- _Exercise task_
Please print the lines between the one with "Emit a LaTeX" and the one with "(dC) at (507,213)", both ends included, exactly as written, with no pictures.

-- Start of Task data --

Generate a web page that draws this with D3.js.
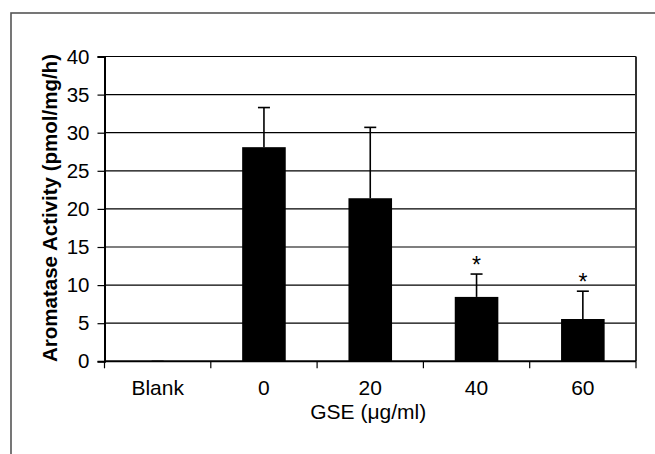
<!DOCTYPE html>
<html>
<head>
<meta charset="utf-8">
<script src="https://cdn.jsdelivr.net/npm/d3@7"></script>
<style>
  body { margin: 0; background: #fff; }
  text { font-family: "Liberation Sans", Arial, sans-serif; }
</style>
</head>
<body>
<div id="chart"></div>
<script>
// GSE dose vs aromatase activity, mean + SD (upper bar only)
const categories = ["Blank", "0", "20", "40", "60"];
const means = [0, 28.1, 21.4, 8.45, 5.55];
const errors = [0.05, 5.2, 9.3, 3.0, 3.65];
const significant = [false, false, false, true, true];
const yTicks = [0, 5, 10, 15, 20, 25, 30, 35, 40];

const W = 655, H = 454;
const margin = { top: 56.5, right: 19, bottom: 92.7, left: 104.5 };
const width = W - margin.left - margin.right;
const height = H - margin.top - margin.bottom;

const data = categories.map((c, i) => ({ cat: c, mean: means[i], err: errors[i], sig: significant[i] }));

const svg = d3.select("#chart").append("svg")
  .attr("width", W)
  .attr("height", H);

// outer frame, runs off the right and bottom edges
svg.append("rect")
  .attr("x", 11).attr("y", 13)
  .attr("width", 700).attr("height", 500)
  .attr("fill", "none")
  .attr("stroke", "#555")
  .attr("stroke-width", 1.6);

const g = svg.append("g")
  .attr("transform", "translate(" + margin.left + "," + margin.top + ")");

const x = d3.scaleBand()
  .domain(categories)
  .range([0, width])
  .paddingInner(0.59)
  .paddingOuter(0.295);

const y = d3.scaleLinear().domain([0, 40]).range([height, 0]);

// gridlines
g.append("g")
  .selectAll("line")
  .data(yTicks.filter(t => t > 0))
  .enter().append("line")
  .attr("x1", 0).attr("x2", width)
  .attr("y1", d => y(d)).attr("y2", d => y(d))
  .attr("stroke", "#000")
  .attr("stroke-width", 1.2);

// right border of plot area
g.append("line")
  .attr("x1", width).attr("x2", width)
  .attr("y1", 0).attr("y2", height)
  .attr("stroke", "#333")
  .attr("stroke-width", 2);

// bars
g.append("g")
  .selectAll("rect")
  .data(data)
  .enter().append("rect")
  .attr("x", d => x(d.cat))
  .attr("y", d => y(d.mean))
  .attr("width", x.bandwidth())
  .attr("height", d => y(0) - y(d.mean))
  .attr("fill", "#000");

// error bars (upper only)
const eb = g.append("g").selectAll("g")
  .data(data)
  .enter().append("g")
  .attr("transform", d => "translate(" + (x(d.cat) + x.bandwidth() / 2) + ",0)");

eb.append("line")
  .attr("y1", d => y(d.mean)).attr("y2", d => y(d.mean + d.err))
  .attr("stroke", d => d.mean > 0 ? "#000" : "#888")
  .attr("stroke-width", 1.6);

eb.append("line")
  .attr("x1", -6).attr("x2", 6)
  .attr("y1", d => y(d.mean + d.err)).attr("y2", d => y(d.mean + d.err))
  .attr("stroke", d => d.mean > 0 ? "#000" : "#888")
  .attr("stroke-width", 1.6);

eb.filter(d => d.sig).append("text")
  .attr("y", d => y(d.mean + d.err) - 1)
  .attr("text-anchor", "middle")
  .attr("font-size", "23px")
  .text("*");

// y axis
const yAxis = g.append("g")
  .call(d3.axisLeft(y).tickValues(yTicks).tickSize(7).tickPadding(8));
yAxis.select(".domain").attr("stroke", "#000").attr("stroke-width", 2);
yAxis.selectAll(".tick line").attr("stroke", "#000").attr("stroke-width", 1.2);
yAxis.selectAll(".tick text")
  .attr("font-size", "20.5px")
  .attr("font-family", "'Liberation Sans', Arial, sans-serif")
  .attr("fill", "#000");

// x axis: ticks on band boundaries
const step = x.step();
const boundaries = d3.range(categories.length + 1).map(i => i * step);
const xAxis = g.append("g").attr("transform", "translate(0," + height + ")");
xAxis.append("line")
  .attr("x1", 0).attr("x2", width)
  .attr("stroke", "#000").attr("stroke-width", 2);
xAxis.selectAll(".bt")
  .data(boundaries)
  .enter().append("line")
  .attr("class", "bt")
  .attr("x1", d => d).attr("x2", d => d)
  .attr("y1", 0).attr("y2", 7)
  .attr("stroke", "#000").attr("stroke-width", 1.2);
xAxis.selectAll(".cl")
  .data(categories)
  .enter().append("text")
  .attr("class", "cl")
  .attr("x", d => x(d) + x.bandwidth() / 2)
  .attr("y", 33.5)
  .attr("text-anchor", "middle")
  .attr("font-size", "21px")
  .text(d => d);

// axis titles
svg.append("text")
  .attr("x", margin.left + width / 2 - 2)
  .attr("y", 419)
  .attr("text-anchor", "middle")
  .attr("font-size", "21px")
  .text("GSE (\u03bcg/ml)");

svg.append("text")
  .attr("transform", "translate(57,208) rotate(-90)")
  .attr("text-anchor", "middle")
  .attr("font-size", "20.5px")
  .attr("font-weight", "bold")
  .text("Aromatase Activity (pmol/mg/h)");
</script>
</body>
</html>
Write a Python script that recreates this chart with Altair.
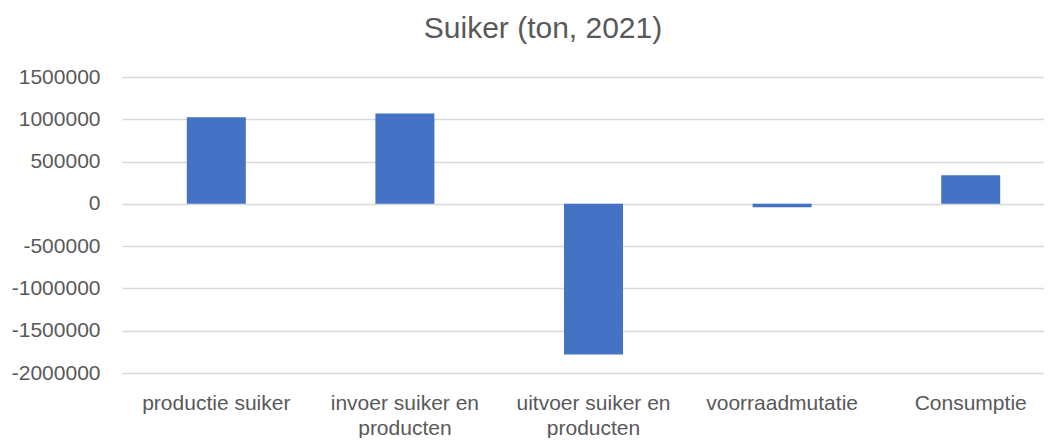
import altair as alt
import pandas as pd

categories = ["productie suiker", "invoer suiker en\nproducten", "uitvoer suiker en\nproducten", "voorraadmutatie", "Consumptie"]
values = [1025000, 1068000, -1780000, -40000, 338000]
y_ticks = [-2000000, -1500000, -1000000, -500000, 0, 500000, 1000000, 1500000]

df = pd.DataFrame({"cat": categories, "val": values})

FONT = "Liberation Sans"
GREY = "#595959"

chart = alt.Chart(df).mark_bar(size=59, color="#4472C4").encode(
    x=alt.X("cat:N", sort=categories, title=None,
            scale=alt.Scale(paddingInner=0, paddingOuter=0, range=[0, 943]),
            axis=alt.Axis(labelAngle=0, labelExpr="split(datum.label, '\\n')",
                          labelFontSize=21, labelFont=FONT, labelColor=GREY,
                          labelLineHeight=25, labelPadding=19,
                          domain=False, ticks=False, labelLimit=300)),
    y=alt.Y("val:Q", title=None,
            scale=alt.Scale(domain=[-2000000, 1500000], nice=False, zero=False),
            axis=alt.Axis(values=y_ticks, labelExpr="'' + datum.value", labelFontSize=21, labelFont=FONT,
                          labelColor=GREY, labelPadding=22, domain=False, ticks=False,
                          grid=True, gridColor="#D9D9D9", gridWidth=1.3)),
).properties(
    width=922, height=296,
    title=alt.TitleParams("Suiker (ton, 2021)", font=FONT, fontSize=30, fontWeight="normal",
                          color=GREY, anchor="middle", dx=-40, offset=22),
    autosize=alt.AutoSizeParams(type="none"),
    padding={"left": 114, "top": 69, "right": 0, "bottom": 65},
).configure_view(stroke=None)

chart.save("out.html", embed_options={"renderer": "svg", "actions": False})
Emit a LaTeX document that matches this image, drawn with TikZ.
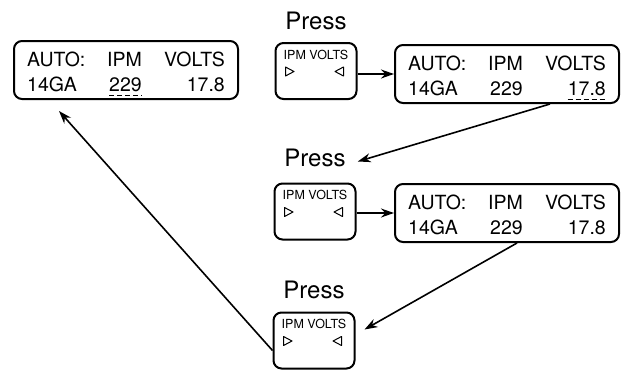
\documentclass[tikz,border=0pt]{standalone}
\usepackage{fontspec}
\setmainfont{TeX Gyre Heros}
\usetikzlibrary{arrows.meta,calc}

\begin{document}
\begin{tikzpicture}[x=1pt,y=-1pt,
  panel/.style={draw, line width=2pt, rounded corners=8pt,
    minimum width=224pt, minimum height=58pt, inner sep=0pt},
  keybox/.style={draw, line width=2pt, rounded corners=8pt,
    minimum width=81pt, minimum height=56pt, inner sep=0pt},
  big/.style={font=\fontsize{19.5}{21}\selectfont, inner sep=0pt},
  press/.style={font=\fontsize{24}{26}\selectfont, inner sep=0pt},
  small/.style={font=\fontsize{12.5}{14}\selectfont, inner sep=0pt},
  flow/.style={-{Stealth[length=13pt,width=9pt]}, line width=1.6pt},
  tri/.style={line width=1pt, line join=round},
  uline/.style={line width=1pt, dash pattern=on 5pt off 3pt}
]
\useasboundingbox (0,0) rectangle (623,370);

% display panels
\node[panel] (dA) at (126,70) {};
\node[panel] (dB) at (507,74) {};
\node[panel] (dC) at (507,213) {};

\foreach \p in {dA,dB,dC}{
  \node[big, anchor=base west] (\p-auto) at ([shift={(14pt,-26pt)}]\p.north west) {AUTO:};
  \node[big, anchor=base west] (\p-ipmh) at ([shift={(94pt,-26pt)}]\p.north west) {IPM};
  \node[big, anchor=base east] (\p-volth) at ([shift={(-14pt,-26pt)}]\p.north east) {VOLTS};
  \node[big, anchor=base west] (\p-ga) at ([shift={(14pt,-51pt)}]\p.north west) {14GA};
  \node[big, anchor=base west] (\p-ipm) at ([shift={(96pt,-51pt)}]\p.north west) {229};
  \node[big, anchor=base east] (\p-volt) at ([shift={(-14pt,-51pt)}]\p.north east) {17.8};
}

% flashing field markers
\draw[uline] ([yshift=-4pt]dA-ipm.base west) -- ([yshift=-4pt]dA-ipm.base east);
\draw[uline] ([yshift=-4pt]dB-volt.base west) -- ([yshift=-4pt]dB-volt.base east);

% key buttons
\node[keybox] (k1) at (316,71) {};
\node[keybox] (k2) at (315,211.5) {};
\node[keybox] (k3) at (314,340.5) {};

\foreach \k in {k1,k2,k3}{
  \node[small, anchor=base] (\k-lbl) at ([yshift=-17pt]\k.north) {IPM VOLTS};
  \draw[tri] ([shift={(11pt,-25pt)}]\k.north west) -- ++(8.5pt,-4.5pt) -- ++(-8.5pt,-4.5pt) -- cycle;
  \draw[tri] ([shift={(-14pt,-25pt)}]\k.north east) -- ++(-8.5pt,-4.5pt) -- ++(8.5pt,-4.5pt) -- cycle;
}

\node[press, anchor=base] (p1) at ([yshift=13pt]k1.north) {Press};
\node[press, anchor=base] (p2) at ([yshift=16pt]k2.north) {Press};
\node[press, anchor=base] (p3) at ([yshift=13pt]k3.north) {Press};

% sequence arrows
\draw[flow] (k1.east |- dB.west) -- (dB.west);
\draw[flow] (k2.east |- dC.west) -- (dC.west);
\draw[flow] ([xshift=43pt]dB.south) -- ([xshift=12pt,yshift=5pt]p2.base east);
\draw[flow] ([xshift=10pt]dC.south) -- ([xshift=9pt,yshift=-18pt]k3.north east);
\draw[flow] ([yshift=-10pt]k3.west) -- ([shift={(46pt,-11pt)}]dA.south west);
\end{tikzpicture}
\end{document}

-- End of Task data --

- _Complete answer_
Emit a LaTeX document that matches this image, drawn with TikZ.
\documentclass[tikz,border=0pt]{standalone}
\usepackage{fontspec}
\setmainfont{TeX Gyre Heros}
\usetikzlibrary{arrows.meta,calc}

\begin{document}
\begin{tikzpicture}[x=1pt,y=-1pt,
  panel/.style={draw, line width=2pt, rounded corners=8pt,
    minimum width=224pt, minimum height=58pt, inner sep=0pt},
  keybox/.style={draw, line width=2pt, rounded corners=8pt,
    minimum width=81pt, minimum height=56pt, inner sep=0pt},
  big/.style={font=\fontsize{19.5}{21}\selectfont, inner sep=0pt},
  press/.style={font=\fontsize{24}{26}\selectfont, inner sep=0pt},
  small/.style={font=\fontsize{12.5}{14}\selectfont, inner sep=0pt},
  flow/.style={-{Stealth[length=13pt,width=9pt]}, line width=1.6pt},
  tri/.style={line width=1pt, line join=round},
  uline/.style={line width=1pt, dash pattern=on 5pt off 3pt}
]
\useasboundingbox (0,0) rectangle (623,370);

% display panels
\node[panel] (dA) at (126,70) {};
\node[panel] (dB) at (507,74) {};
\node[panel] (dC) at (507,213) {};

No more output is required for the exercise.